Here, value1 and value2 are allocated within the same arena, which is efficient for many small objects. I use this in parsers or simulations where I create lots of temporary data. It’s like having a dedicated space for my toys—easy to clean up and organized.

Finally, I always profile my code to catch memory issues. Tools like heaptrack or cargo instruments help me see where memory is used and identify leaks. I add profiling checks in debug builds to monitor allocations. It’s like having a health check for my code.

fn heavy_computation() {
    // Simulate some work
    let data = vec![0; 1000];
    #[cfg(debug_assertions)]
    {
        println!("Memory usage check: allocated {} bytes", data.capacity());
    }
}

fn main() {
    heavy_computation();
}

This code logs memory usage in debug mode, so I can spot problems early. Profiling has saved me from subtle bugs that would have been hard to find otherwise. I make it a habit to profile regularly, especially after adding new features.

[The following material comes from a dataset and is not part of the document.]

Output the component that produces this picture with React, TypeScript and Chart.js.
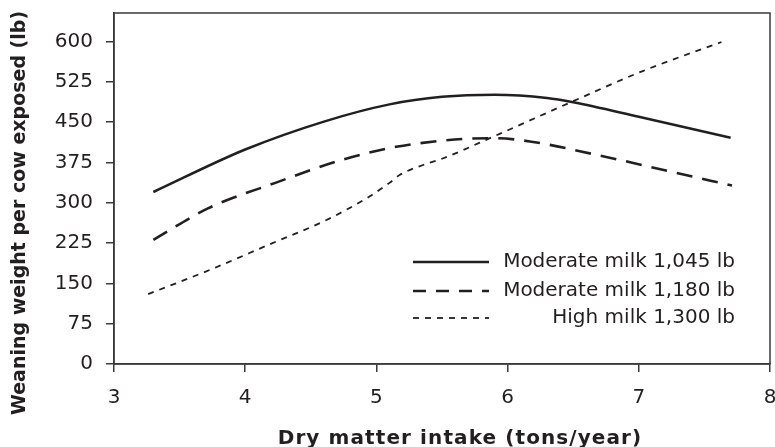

These eight techniques have become part of my daily Rust workflow. They help me write code that’s not only safe but also efficient. By focusing on stack allocation, borrowing, smart pointers, custom cleanup, move semantics, cache optimization, memory pools, and profiling, I can handle memory wisely. Rust’s system might seem strict at first, but it rewards good habits with performance and reliability. I encourage you to try these methods in your projects—start small, and you’ll see the benefits over time. Memory management in Rust is a skill that grows with practice, and these steps are a solid foundation.